Supplied material -
= = = = =
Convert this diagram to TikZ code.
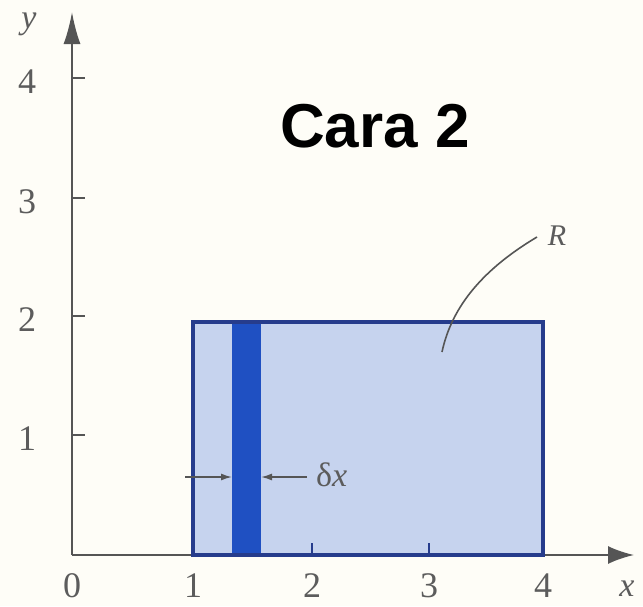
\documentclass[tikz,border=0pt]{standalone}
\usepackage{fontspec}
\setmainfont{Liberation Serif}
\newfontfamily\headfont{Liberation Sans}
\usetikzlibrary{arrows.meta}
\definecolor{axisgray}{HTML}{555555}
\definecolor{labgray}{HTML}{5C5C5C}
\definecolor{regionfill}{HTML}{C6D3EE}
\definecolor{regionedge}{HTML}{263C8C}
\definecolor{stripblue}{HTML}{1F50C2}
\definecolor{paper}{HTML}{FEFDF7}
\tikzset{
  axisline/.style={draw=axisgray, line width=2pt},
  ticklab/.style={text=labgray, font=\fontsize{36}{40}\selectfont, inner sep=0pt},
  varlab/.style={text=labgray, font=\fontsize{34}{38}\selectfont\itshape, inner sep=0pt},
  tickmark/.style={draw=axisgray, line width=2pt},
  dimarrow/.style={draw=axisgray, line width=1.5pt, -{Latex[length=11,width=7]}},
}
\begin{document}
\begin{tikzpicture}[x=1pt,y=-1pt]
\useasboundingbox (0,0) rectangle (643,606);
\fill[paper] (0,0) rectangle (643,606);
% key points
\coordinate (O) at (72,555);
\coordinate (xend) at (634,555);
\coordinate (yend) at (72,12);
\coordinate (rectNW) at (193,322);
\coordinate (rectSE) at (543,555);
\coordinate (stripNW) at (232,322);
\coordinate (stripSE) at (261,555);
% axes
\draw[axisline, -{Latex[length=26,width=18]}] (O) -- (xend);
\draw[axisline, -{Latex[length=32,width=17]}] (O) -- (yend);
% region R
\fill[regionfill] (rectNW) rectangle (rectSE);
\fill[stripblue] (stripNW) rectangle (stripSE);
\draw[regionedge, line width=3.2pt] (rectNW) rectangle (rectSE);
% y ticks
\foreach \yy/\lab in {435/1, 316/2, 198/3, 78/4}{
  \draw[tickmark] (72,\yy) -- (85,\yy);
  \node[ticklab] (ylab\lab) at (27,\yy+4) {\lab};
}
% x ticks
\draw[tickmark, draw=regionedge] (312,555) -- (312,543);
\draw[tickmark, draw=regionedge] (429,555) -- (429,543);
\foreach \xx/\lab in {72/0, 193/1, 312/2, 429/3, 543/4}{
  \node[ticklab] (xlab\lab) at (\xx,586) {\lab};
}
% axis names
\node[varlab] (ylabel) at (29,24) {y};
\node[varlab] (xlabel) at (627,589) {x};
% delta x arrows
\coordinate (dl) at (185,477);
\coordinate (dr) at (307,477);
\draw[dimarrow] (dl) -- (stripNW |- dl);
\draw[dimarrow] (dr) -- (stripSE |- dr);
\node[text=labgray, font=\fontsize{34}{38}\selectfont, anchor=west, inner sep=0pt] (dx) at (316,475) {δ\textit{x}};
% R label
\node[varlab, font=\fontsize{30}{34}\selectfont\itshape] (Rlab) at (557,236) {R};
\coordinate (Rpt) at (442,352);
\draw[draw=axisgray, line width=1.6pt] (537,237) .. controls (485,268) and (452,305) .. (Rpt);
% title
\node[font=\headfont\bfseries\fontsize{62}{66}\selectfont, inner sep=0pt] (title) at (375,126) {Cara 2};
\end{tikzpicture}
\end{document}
= = = = =
Request - From the material above, copy everything exactly but the pictures.

Output of the task -
Convert this diagram to TikZ code.
\documentclass[tikz,border=0pt]{standalone}
\usepackage{fontspec}
\setmainfont{Liberation Serif}
\newfontfamily\headfont{Liberation Sans}
\usetikzlibrary{arrows.meta}
\definecolor{axisgray}{HTML}{555555}
\definecolor{labgray}{HTML}{5C5C5C}
\definecolor{regionfill}{HTML}{C6D3EE}
\definecolor{regionedge}{HTML}{263C8C}
\definecolor{stripblue}{HTML}{1F50C2}
\definecolor{paper}{HTML}{FEFDF7}
\tikzset{
  axisline/.style={draw=axisgray, line width=2pt},
  ticklab/.style={text=labgray, font=\fontsize{36}{40}\selectfont, inner sep=0pt},
  varlab/.style={text=labgray, font=\fontsize{34}{38}\selectfont\itshape, inner sep=0pt},
  tickmark/.style={draw=axisgray, line width=2pt},
  dimarrow/.style={draw=axisgray, line width=1.5pt, -{Latex[length=11,width=7]}},
}
\begin{document}
\begin{tikzpicture}[x=1pt,y=-1pt]
\useasboundingbox (0,0) rectangle (643,606);
\fill[paper] (0,0) rectangle (643,606);
% key points
\coordinate (O) at (72,555);
\coordinate (xend) at (634,555);
\coordinate (yend) at (72,12);
\coordinate (rectNW) at (193,322);
\coordinate (rectSE) at (543,555);
\coordinate (stripNW) at (232,322);
\coordinate (stripSE) at (261,555);
% axes
\draw[axisline, -{Latex[length=26,width=18]}] (O) -- (xend);
\draw[axisline, -{Latex[length=32,width=17]}] (O) -- (yend);
% region R
\fill[regionfill] (rectNW) rectangle (rectSE);
\fill[stripblue] (stripNW) rectangle (stripSE);
\draw[regionedge, line width=3.2pt] (rectNW) rectangle (rectSE);
% y ticks
\foreach \yy/\lab in {435/1, 316/2, 198/3, 78/4}{
  \draw[tickmark] (72,\yy) -- (85,\yy);
  \node[ticklab] (ylab\lab) at (27,\yy+4) {\lab};
}
% x ticks
\draw[tickmark, draw=regionedge] (312,555) -- (312,543);
\draw[tickmark, draw=regionedge] (429,555) -- (429,543);
\foreach \xx/\lab in {72/0, 193/1, 312/2, 429/3, 543/4}{
  \node[ticklab] (xlab\lab) at (\xx,586) {\lab};
}
% axis names
\node[varlab] (ylabel) at (29,24) {y};
\node[varlab] (xlabel) at (627,589) {x};
% delta x arrows
\coordinate (dl) at (185,477);
\coordinate (dr) at (307,477);
\draw[dimarrow] (dl) -- (stripNW |- dl);
\draw[dimarrow] (dr) -- (stripSE |- dr);
\node[text=labgray, font=\fontsize{34}{38}\selectfont, anchor=west, inner sep=0pt] (dx) at (316,475) {δ\textit{x}};
% R label
\node[varlab, font=\fontsize{30}{34}\selectfont\itshape] (Rlab) at (557,236) {R};
\coordinate (Rpt) at (442,352);
\draw[draw=axisgray, line width=1.6pt] (537,237) .. controls (485,268) and (452,305) .. (Rpt);
% title
\node[font=\headfont\bfseries\fontsize{62}{66}\selectfont, inner sep=0pt] (title) at (375,126) {Cara 2};
\end{tikzpicture}
\end{document}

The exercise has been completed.